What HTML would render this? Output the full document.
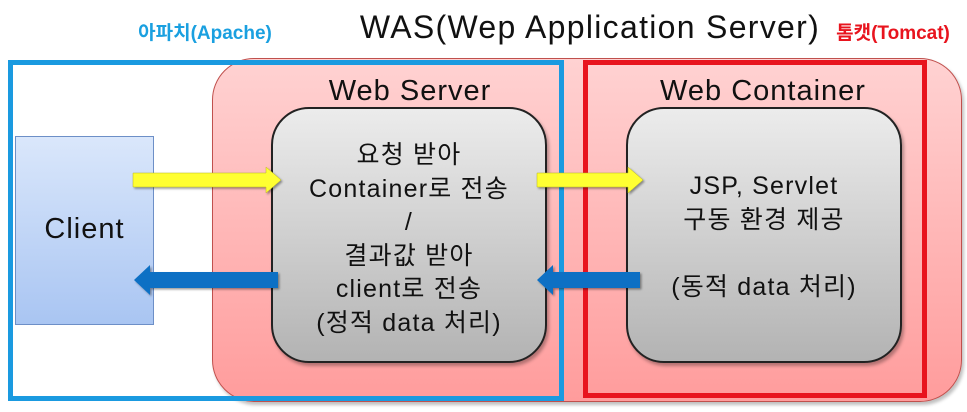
<!DOCTYPE html>
<html><head><meta charset="utf-8"><style>
body{margin:0;width:967px;height:412px;background:#fff;position:relative;overflow:hidden;font-family:"Liberation Sans","Noto Sans CJK KR",sans-serif;}
div{position:absolute;box-sizing:border-box;}
.t{white-space:nowrap;text-align:center;color:#111;}
</style></head><body>
<div class="t" style="left:120px;top:18px;width:170px;font-size:19px;font-weight:bold;color:#1aa0e0;">아파치(Apache)</div>
<div class="t" style="left:340px;top:9px;width:500px;font-size:32px;letter-spacing:1.3px;">WAS(Wep Application Server)</div>
<div class="t" style="left:818px;top:18px;width:150px;font-size:19px;font-weight:bold;color:#e8141e;">톰캣(Tomcat)</div>

<div style="left:212px;top:58px;width:750px;height:344px;border-radius:42px;border:1.5px solid #c0504d;background:linear-gradient(#ffd2d2,#ff9c9c);box-shadow:2px 3px 3px rgba(0,0,0,0.25);"></div>
<div style="left:8px;top:60px;width:556px;height:341px;border:5px solid #1a9ae0;"></div>
<div style="left:583px;top:60px;width:344px;height:338px;border:5px solid #e8141e;"></div>

<div style="left:15px;top:136px;width:139px;height:189px;border:1.5px solid #6d8fc7;background:linear-gradient(#dae7fb,#a9c5f2);"></div>
<div class="t" style="left:15px;top:213px;width:139px;font-size:29px;letter-spacing:1px;">Client</div>

<div class="t" style="left:240px;top:75px;width:340px;font-size:29px;letter-spacing:1px;">Web Server</div>
<div class="t" style="left:593px;top:75px;width:340px;font-size:29px;letter-spacing:1px;">Web Container</div>

<div style="left:271px;top:107px;width:276px;height:256px;border-radius:38px;border:2px solid #222;background:linear-gradient(#ececec,#b3b3b3);box-shadow:2px 3px 3px rgba(0,0,0,0.3);"></div>
<div style="left:626px;top:107px;width:276px;height:256px;border-radius:38px;border:2px solid #222;background:linear-gradient(#ececec,#b3b3b3);box-shadow:2px 3px 3px rgba(0,0,0,0.3);"></div>

<div class="t" style="left:261px;top:139px;width:296px;font-size:25px;line-height:33.5px;letter-spacing:1.2px;">요청 받아<br>Container로 전송<br>/<br>결과값 받아<br>client로 전송<br>(정적 data 처리)</div>
<div class="t" style="left:616px;top:170px;width:296px;font-size:25px;line-height:33.5px;letter-spacing:1.2px;">JSP, Servlet<br>구동 환경 제공<br><br>(동적 data 처리)</div>

<svg width="967" height="412" style="position:absolute;left:0;top:0;">
<defs><filter id="s"><feDropShadow dx="1.5" dy="1.5" stdDeviation="1" flood-opacity="0.4"/></filter></defs>
<g filter="url(#s)">
<polygon points="133,173 266,173 266,167 281,180 266,193 266,187 133,187" fill="#ffff33" stroke="#b8b820" stroke-width="0.5"/>
<polygon points="537,173 628,173 628,167 643,180 628,193 628,187 537,187" fill="#ffff33" stroke="#b8b820" stroke-width="0.5"/>
<polygon points="278,272 150,272 150,265 134,280 150,295 150,288 278,288" fill="#1070c4"/>
<polygon points="640,272 553,272 553,265 537,280 553,295 553,288 640,288" fill="#1070c4"/>
</g>
</svg>
</body></html>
---+---
SHORT EXERCISE: Write the lines above out again exactly, without any of their pictures.

WORKED ANSWER:
What HTML would render this? Output the full document.
<!DOCTYPE html>
<html><head><meta charset="utf-8"><style>
body{margin:0;width:967px;height:412px;background:#fff;position:relative;overflow:hidden;font-family:"Liberation Sans","Noto Sans CJK KR",sans-serif;}
div{position:absolute;box-sizing:border-box;}
.t{white-space:nowrap;text-align:center;color:#111;}
</style></head><body>
<div class="t" style="left:120px;top:18px;width:170px;font-size:19px;font-weight:bold;color:#1aa0e0;">아파치(Apache)</div>
<div class="t" style="left:340px;top:9px;width:500px;font-size:32px;letter-spacing:1.3px;">WAS(Wep Application Server)</div>
<div class="t" style="left:818px;top:18px;width:150px;font-size:19px;font-weight:bold;color:#e8141e;">톰캣(Tomcat)</div>

<div style="left:212px;top:58px;width:750px;height:344px;border-radius:42px;border:1.5px solid #c0504d;background:linear-gradient(#ffd2d2,#ff9c9c);box-shadow:2px 3px 3px rgba(0,0,0,0.25);"></div>
<div style="left:8px;top:60px;width:556px;height:341px;border:5px solid #1a9ae0;"></div>
<div style="left:583px;top:60px;width:344px;height:338px;border:5px solid #e8141e;"></div>

<div style="left:15px;top:136px;width:139px;height:189px;border:1.5px solid #6d8fc7;background:linear-gradient(#dae7fb,#a9c5f2);"></div>
<div class="t" style="left:15px;top:213px;width:139px;font-size:29px;letter-spacing:1px;">Client</div>

<div class="t" style="left:240px;top:75px;width:340px;font-size:29px;letter-spacing:1px;">Web Server</div>
<div class="t" style="left:593px;top:75px;width:340px;font-size:29px;letter-spacing:1px;">Web Container</div>

<div style="left:271px;top:107px;width:276px;height:256px;border-radius:38px;border:2px solid #222;background:linear-gradient(#ececec,#b3b3b3);box-shadow:2px 3px 3px rgba(0,0,0,0.3);"></div>
<div style="left:626px;top:107px;width:276px;height:256px;border-radius:38px;border:2px solid #222;background:linear-gradient(#ececec,#b3b3b3);box-shadow:2px 3px 3px rgba(0,0,0,0.3);"></div>

<div class="t" style="left:261px;top:139px;width:296px;font-size:25px;line-height:33.5px;letter-spacing:1.2px;">요청 받아<br>Container로 전송<br>/<br>결과값 받아<br>client로 전송<br>(정적 data 처리)</div>
<div class="t" style="left:616px;top:170px;width:296px;font-size:25px;line-height:33.5px;letter-spacing:1.2px;">JSP, Servlet<br>구동 환경 제공<br><br>(동적 data 처리)</div>

<svg width="967" height="412" style="position:absolute;left:0;top:0;">
<defs><filter id="s"><feDropShadow dx="1.5" dy="1.5" stdDeviation="1" flood-opacity="0.4"/></filter></defs>
<g filter="url(#s)">
<polygon points="133,173 266,173 266,167 281,180 266,193 266,187 133,187" fill="#ffff33" stroke="#b8b820" stroke-width="0.5"/>
<polygon points="537,173 628,173 628,167 643,180 628,193 628,187 537,187" fill="#ffff33" stroke="#b8b820" stroke-width="0.5"/>
<polygon points="278,272 150,272 150,265 134,280 150,295 150,288 278,288" fill="#1070c4"/>
<polygon points="640,272 553,272 553,265 537,280 553,295 553,288 640,288" fill="#1070c4"/>
</g>
</svg>
</body></html>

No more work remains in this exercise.